- Aim of the task
The listing below should be written out exactly; please include all of it.

- Data provided
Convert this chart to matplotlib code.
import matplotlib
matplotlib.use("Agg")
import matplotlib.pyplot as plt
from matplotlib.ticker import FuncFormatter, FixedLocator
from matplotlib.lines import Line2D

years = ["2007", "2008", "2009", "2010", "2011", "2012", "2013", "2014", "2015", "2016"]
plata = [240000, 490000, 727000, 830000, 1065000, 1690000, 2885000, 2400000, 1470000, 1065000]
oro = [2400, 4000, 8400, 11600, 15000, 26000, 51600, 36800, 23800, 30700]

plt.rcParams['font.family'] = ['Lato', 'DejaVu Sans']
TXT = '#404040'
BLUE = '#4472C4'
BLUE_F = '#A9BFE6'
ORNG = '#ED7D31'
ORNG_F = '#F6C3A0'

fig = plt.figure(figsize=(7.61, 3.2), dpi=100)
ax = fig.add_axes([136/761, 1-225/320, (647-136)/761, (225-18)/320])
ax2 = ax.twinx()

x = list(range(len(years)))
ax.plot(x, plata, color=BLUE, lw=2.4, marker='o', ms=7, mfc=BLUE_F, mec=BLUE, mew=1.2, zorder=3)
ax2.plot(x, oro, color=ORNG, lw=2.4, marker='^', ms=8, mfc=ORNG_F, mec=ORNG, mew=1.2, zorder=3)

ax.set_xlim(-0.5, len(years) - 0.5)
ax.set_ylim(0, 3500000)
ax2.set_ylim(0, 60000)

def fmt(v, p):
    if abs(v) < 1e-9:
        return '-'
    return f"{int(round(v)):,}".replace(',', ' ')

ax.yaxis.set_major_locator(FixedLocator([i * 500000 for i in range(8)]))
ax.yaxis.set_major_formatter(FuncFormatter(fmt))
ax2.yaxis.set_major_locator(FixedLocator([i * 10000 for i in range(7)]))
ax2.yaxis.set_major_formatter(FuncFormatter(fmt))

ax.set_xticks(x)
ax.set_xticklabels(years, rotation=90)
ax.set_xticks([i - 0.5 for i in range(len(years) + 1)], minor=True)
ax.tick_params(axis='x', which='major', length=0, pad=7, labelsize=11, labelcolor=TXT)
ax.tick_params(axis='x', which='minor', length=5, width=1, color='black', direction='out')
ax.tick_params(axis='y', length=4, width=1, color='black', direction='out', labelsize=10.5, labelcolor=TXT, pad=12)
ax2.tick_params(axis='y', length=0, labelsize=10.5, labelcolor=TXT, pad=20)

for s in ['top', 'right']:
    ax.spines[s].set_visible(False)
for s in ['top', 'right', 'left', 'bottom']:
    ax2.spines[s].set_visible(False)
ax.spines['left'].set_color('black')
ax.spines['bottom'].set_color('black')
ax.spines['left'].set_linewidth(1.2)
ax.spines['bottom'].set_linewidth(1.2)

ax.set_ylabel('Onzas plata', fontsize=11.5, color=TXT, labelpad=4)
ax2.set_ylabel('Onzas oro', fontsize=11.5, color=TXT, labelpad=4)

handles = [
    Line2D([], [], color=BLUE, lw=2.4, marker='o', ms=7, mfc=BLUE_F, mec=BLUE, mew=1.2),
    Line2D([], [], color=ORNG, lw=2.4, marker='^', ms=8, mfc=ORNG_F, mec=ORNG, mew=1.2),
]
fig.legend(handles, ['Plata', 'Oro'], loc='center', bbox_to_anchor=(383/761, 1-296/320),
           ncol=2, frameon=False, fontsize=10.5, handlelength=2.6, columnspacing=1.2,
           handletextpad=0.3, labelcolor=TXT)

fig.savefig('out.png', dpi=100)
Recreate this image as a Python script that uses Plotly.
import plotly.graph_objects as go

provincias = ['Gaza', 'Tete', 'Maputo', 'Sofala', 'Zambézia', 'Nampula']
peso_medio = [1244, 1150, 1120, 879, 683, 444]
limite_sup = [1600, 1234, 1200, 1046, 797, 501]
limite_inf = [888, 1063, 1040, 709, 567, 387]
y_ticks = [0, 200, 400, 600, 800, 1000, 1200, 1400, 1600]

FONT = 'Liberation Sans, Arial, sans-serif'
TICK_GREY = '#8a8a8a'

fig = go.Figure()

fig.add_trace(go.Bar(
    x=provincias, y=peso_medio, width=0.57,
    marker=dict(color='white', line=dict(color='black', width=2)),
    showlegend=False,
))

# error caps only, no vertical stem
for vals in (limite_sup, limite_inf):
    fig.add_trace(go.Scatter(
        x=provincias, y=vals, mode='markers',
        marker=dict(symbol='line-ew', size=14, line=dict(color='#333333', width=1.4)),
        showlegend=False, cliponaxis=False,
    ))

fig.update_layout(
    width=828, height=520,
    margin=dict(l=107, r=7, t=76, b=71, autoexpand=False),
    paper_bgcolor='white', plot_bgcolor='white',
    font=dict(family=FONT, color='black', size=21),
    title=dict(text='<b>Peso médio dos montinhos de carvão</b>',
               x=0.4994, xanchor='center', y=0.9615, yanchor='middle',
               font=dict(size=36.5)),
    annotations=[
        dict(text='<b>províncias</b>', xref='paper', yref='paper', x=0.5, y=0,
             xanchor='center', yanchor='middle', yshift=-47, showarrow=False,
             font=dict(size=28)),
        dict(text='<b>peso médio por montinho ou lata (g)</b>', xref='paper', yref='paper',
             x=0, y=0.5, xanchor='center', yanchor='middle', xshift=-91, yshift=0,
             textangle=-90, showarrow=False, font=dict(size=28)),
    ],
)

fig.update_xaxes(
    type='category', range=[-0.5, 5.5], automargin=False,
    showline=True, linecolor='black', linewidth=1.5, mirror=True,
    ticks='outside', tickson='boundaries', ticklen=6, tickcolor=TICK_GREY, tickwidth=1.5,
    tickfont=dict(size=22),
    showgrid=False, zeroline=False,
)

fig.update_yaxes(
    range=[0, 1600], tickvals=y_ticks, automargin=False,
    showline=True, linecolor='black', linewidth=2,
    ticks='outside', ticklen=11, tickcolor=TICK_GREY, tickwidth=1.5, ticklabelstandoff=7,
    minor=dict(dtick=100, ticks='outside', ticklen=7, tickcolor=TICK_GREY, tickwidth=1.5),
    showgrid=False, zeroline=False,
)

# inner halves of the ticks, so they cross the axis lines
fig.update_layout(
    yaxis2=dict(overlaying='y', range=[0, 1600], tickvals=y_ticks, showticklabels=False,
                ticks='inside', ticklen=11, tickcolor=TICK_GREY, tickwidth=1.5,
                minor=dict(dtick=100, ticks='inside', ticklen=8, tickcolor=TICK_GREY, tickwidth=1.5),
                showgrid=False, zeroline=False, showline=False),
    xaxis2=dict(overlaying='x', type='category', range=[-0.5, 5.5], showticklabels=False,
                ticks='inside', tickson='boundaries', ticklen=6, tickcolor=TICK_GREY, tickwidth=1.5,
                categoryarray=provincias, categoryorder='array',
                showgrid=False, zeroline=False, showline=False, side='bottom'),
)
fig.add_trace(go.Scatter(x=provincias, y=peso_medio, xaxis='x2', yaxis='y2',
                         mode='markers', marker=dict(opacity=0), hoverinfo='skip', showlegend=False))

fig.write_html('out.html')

- Answer to this exercise
Convert this chart to matplotlib code.
import matplotlib
matplotlib.use("Agg")
import matplotlib.pyplot as plt
from matplotlib.ticker import FuncFormatter, FixedLocator
from matplotlib.lines import Line2D

years = ["2007", "2008", "2009", "2010", "2011", "2012", "2013", "2014", "2015", "2016"]
plata = [240000, 490000, 727000, 830000, 1065000, 1690000, 2885000, 2400000, 1470000, 1065000]
oro = [2400, 4000, 8400, 11600, 15000, 26000, 51600, 36800, 23800, 30700]

plt.rcParams['font.family'] = ['Lato', 'DejaVu Sans']
TXT = '#404040'
BLUE = '#4472C4'
BLUE_F = '#A9BFE6'
ORNG = '#ED7D31'
ORNG_F = '#F6C3A0'

fig = plt.figure(figsize=(7.61, 3.2), dpi=100)
ax = fig.add_axes([136/761, 1-225/320, (647-136)/761, (225-18)/320])
ax2 = ax.twinx()

x = list(range(len(years)))
ax.plot(x, plata, color=BLUE, lw=2.4, marker='o', ms=7, mfc=BLUE_F, mec=BLUE, mew=1.2, zorder=3)
ax2.plot(x, oro, color=ORNG, lw=2.4, marker='^', ms=8, mfc=ORNG_F, mec=ORNG, mew=1.2, zorder=3)

ax.set_xlim(-0.5, len(years) - 0.5)
ax.set_ylim(0, 3500000)
ax2.set_ylim(0, 60000)

def fmt(v, p):
    if abs(v) < 1e-9:
        return '-'
    return f"{int(round(v)):,}".replace(',', ' ')

ax.yaxis.set_major_locator(FixedLocator([i * 500000 for i in range(8)]))
ax.yaxis.set_major_formatter(FuncFormatter(fmt))
ax2.yaxis.set_major_locator(FixedLocator([i * 10000 for i in range(7)]))
ax2.yaxis.set_major_formatter(FuncFormatter(fmt))

ax.set_xticks(x)
ax.set_xticklabels(years, rotation=90)
ax.set_xticks([i - 0.5 for i in range(len(years) + 1)], minor=True)
ax.tick_params(axis='x', which='major', length=0, pad=7, labelsize=11, labelcolor=TXT)
ax.tick_params(axis='x', which='minor', length=5, width=1, color='black', direction='out')
ax.tick_params(axis='y', length=4, width=1, color='black', direction='out', labelsize=10.5, labelcolor=TXT, pad=12)
ax2.tick_params(axis='y', length=0, labelsize=10.5, labelcolor=TXT, pad=20)

for s in ['top', 'right']:
    ax.spines[s].set_visible(False)
for s in ['top', 'right', 'left', 'bottom']:
    ax2.spines[s].set_visible(False)
ax.spines['left'].set_color('black')
ax.spines['bottom'].set_color('black')
ax.spines['left'].set_linewidth(1.2)
ax.spines['bottom'].set_linewidth(1.2)

ax.set_ylabel('Onzas plata', fontsize=11.5, color=TXT, labelpad=4)
ax2.set_ylabel('Onzas oro', fontsize=11.5, color=TXT, labelpad=4)

handles = [
    Line2D([], [], color=BLUE, lw=2.4, marker='o', ms=7, mfc=BLUE_F, mec=BLUE, mew=1.2),
    Line2D([], [], color=ORNG, lw=2.4, marker='^', ms=8, mfc=ORNG_F, mec=ORNG, mew=1.2),
]
fig.legend(handles, ['Plata', 'Oro'], loc='center', bbox_to_anchor=(383/761, 1-296/320),
           ncol=2, frameon=False, fontsize=10.5, handlelength=2.6, columnspacing=1.2,
           handletextpad=0.3, labelcolor=TXT)

fig.savefig('out.png', dpi=100)
Recreate this image as a Python script that uses Plotly.
import plotly.graph_objects as go

provincias = ['Gaza', 'Tete', 'Maputo', 'Sofala', 'Zambézia', 'Nampula']
peso_medio = [1244, 1150, 1120, 879, 683, 444]
limite_sup = [1600, 1234, 1200, 1046, 797, 501]
limite_inf = [888, 1063, 1040, 709, 567, 387]
y_ticks = [0, 200, 400, 600, 800, 1000, 1200, 1400, 1600]

FONT = 'Liberation Sans, Arial, sans-serif'
TICK_GREY = '#8a8a8a'

fig = go.Figure()

fig.add_trace(go.Bar(
    x=provincias, y=peso_medio, width=0.57,
    marker=dict(color='white', line=dict(color='black', width=2)),
    showlegend=False,
))

# error caps only, no vertical stem
for vals in (limite_sup, limite_inf):
    fig.add_trace(go.Scatter(
        x=provincias, y=vals, mode='markers',
        marker=dict(symbol='line-ew', size=14, line=dict(color='#333333', width=1.4)),
        showlegend=False, cliponaxis=False,
    ))

fig.update_layout(
    width=828, height=520,
    margin=dict(l=107, r=7, t=76, b=71, autoexpand=False),
    paper_bgcolor='white', plot_bgcolor='white',
    font=dict(family=FONT, color='black', size=21),
    title=dict(text='<b>Peso médio dos montinhos de carvão</b>',
               x=0.4994, xanchor='center', y=0.9615, yanchor='middle',
               font=dict(size=36.5)),
    annotations=[
        dict(text='<b>províncias</b>', xref='paper', yref='paper', x=0.5, y=0,
             xanchor='center', yanchor='middle', yshift=-47, showarrow=False,
             font=dict(size=28)),
        dict(text='<b>peso médio por montinho ou lata (g)</b>', xref='paper', yref='paper',
             x=0, y=0.5, xanchor='center', yanchor='middle', xshift=-91, yshift=0,
             textangle=-90, showarrow=False, font=dict(size=28)),
    ],
)

fig.update_xaxes(
    type='category', range=[-0.5, 5.5], automargin=False,
    showline=True, linecolor='black', linewidth=1.5, mirror=True,
    ticks='outside', tickson='boundaries', ticklen=6, tickcolor=TICK_GREY, tickwidth=1.5,
    tickfont=dict(size=22),
    showgrid=False, zeroline=False,
)

fig.update_yaxes(
    range=[0, 1600], tickvals=y_ticks, automargin=False,
    showline=True, linecolor='black', linewidth=2,
    ticks='outside', ticklen=11, tickcolor=TICK_GREY, tickwidth=1.5, ticklabelstandoff=7,
    minor=dict(dtick=100, ticks='outside', ticklen=7, tickcolor=TICK_GREY, tickwidth=1.5),
    showgrid=False, zeroline=False,
)

# inner halves of the ticks, so they cross the axis lines
fig.update_layout(
    yaxis2=dict(overlaying='y', range=[0, 1600], tickvals=y_ticks, showticklabels=False,
                ticks='inside', ticklen=11, tickcolor=TICK_GREY, tickwidth=1.5,
                minor=dict(dtick=100, ticks='inside', ticklen=8, tickcolor=TICK_GREY, tickwidth=1.5),
                showgrid=False, zeroline=False, showline=False),
    xaxis2=dict(overlaying='x', type='category', range=[-0.5, 5.5], showticklabels=False,
                ticks='inside', tickson='boundaries', ticklen=6, tickcolor=TICK_GREY, tickwidth=1.5,
                categoryarray=provincias, categoryorder='array',
                showgrid=False, zeroline=False, showline=False, side='bottom'),
)
fig.add_trace(go.Scatter(x=provincias, y=peso_medio, xaxis='x2', yaxis='y2',
                         mode='markers', marker=dict(opacity=0), hoverinfo='skip', showlegend=False))

fig.write_html('out.html')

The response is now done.